Si on n'a pas la chance d'avoir ce genre de support déjà en place, il est possible de construire son propre support, on trouvera de multiples exemples sur internet.
Nous réalisons la sole en mai. Nous utilisons classiquement des briques réfractaires en terre cuite. Des briques réfractaires spéciales pour pouvoir être en contact avec la nourriture doivent être utilisées, car des briques réfractaires de base peuvent contenir des additifs qui pourraient se retrouver dans notre assiette.
Créer la sole consiste à fixer les briques de façon à former une surface plane. Avant cela, nous fabriquons un cadre (en planches de douglas) et posons deux poteaux (chevrons en douglas). Les poteaux serviront pour la structure de protection, et le cadre pour contenir le mortier et accessoirement fixer quelques trucs par la suite (voir plus loin). Le cadre est posé sur la dalle et nous ajoutons quelques vis inox qui le traversent et qui se retrouveront prises dans le mortier, afin de mieux fixer le cadre et éviter qu'il se déforme par la suite.

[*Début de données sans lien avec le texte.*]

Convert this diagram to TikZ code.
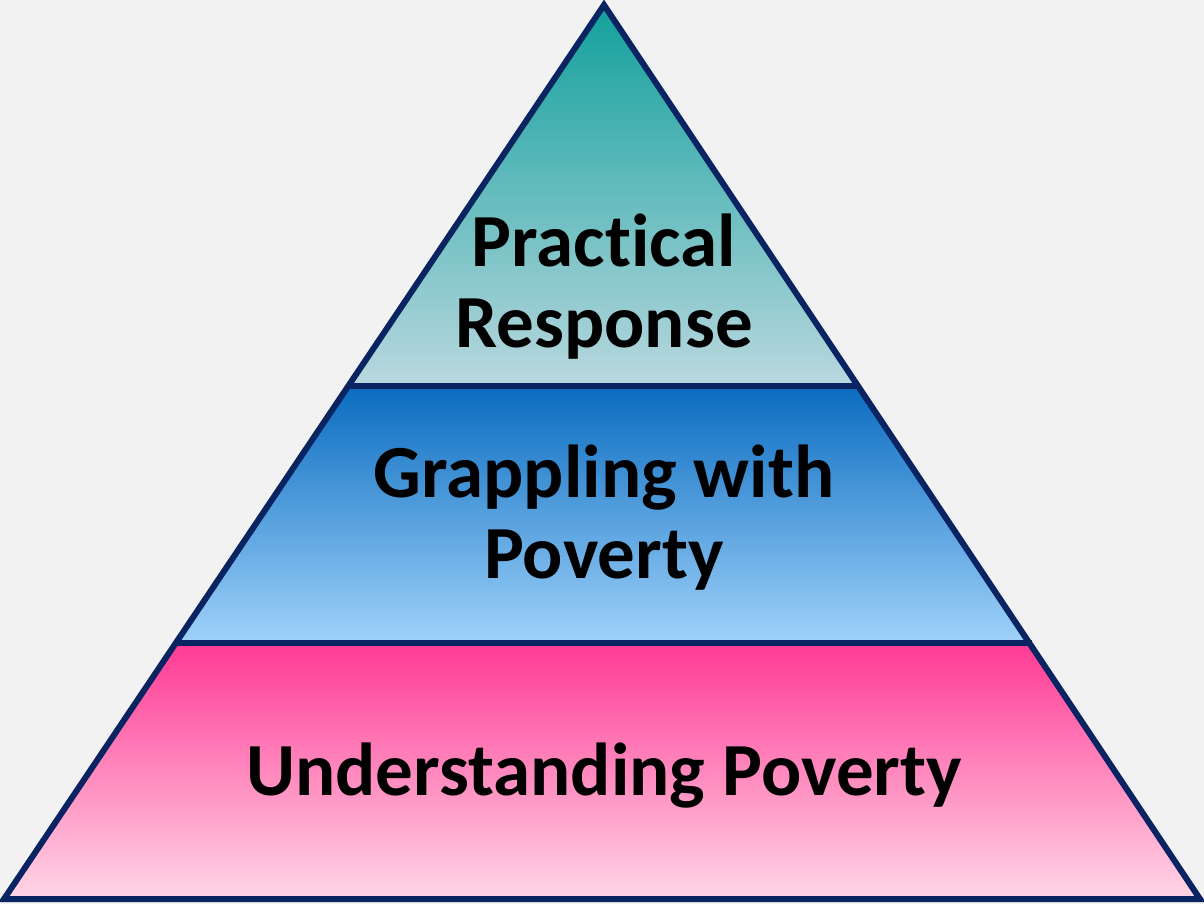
\documentclass[tikz,border=0pt]{standalone}
\usepackage{fontspec}
\setmainfont{Carlito}[Ligatures=NoCommon]
\usepackage{tikz}

\definecolor{fond}{HTML}{F2F2F2}
\definecolor{contour}{HTML}{0A2462}
\definecolor{hautA}{HTML}{12A09C}
\definecolor{hautB}{HTML}{B9D8DF}
\definecolor{milieuA}{HTML}{0A6CC0}
\definecolor{milieuB}{HTML}{A0D2FA}
\definecolor{basA}{HTML}{FF3A95}
\definecolor{basB}{HTML}{FFD6E6}

\tikzset{
  etage/.style={font=\bfseries\fontsize{37.5}{40.5}\selectfont, align=center, inner sep=0pt, anchor=base},
  contour/.style={draw=contour, line width=3pt}
}

\begin{document}
\begin{tikzpicture}[x=0.5pt, y=-0.5pt]
    \fill[fond] (0, 0) rectangle (1204, 904);
    \useasboundingbox (0, 0) rectangle (1204, 904);

    % sommets
    \coordinate (sommet) at (604, 5);
    \coordinate (gauche) at (4, 899);
    \coordinate (droite) at (1200, 899);
    \coordinate (g1) at (348.3, 386);
    \coordinate (d1) at (859.7, 386);
    \coordinate (g2) at (175.8, 643);
    \coordinate (d2) at (1032.2, 643);

    % etages
    \shade[top color=hautA, bottom color=hautB] (sommet) -- (d1) -- (g1) -- cycle;
    \shade[top color=milieuA, bottom color=milieuB] (g1) -- (d1) -- (d2) -- (g2) -- cycle;
    \shade[top color=basA, bottom color=basB] (g2) -- (d2) -- (droite) -- (gauche) -- cycle;

    % contours
    \draw[contour] (g1) -- (d1);
    \draw[contour] (g2) -- (d2);
    \draw[contour] (sommet) -- (droite) -- (gauche) -- cycle;

    \node[etage] (pratique) at (604, 347) {Practical\\Response};
    \node[etage] (lutte) at (604, 578) {Grappling with\\Poverty};
    \node[etage] (comprendre) at (604, 795) {Understanding Poverty};

  \end{tikzpicture}
\end{document}
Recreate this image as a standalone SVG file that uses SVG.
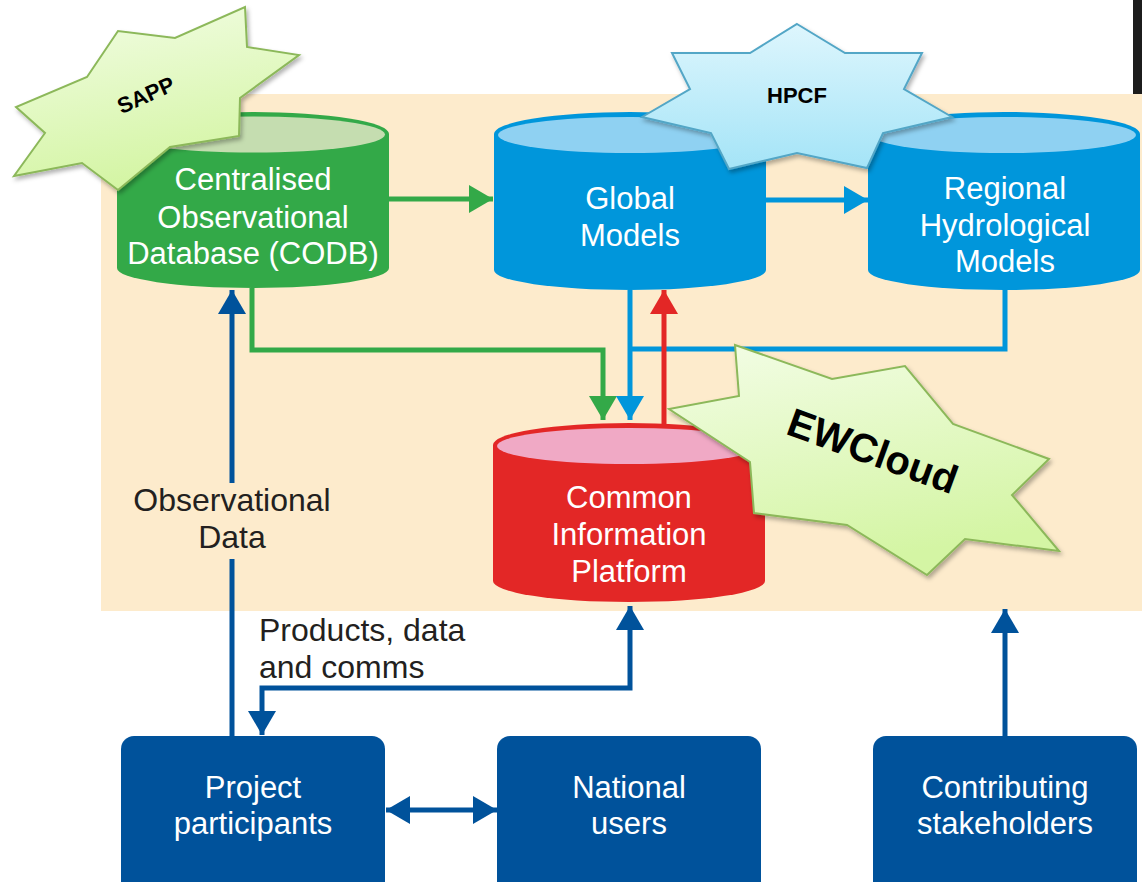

Ensuite nous posons les briques sur la dalle et traçons un repère sur le cadre pour, une fois qu'il y aura du mortier sur la dalle, savoir où poser la première brique, à l'avant à gauche. Cette première pose permet également de découper les briques (à la meuleuse) qui ne tomberont pas juste dans le cadre. Dans notre cas, ce seront celles au fond du cadre, car la dalle n'est pas rectangulaire et donc pas parallèle au mur. Nous avons de la chance, car en laissant 2cm d'espace de chaque côté des briques, pas besoin d'en découper en largeur.
Détail important: Les briques sont ensuite laissées 24 heures à tremper, pour bien adhérer au mortier.
L'étape suivante consiste à poser les briques les unes contre les autres (comme lors du test), sur un lit de mortier pour les fixer. Nous utilisons un mortier composé de 2 volumes de sable 0-4 pour 1 volume de chaux hydraulique NHL 3.5, en évitant de mettre trop d'eau pour ne pas qu'il soit trop liquide.
Un niveau d'1 mètre de long se révèle bien pratique pour ajuster les briques au niveau du haut des bords du cadre (qui fait moins d'1 mètre de large). Un maillet en caoutchouc permet de tapoter les briques pour les enfoncer comme il faut. Pour permettre de facilement glisser la pelle à pizza, nous avions lu sur un forum qu'il est judicieux que le bord arrière d'une brique soit un chouia plus haut que le bord avant de la suivante, et surtout pas le contraire sinon la pelle buterait sans cesse lors de l'enfournement. C'est ce que nous faisons et en effet cela s'avérera bien utile.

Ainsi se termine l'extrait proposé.